Posted: October 9, 2007

If you’re looking for crude oil prices to come down between now and the end of November just as they have each of the last three years, well, as Tony Soprano might say, you can “fuhgeddaboudit.”

There’ll be no price drop this year, according to a new report from the brokerage firm Raymond James & Associates, which has just raised its price estimate for the 2007 fourth quarter from $70 to $80 a barrel, which is approximately where prices are currently. “The global oil outlook looks as bullish as we have seen in many years,” Raymond James said in the report, which also made an initial 2009 price forecast of $85 a barrel – a figure which, if history is any guide, may well be raised as time goes on.

For investors, the significance of the new Raymond James report is that, not only should shares of major oil companies further rise as they generally do when the price of the commodity is rising, but shares of alternative energy companies may rise, too, as pressure mounts on government and business to improve energy efficiency and find alternatives to oil.

Compared with similar reports by other brokerage firms, the Raymond James energy-stat-of-the-week report for Oct. 1 looked farther into both the past and the future of oil, drawing a picture of a world about to enter an era even many oil traders have not seen.

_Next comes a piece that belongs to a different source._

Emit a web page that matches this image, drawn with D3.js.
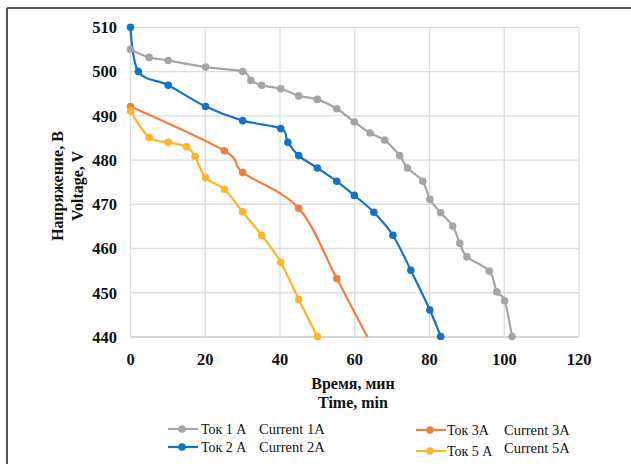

For 40 years the world has had spare oil production capacity, or in industry jargon, an “oil bubble.” But the combination of a decade of sharply higher demand and disappointing non-OPEC supply growth has all but eliminated that bubble, according to Raymond James. Now, with rising prices still not causing lower demand, and with many of the world’s mature oilfields continuing to show precipitous declines that are offsetting new discoveries, supply constraints are likely to persist, with prices likely to rise until they finally serve to diminish demand.

Raymond James suggested that oil traders generally aren’t yet aware of the new era that oil has entered. In addition, traders continue to overestimate non-OPEC’s ability to raise production. Once traders see that they are wrong, this likely will cause prices to rise even higher, the report inferred.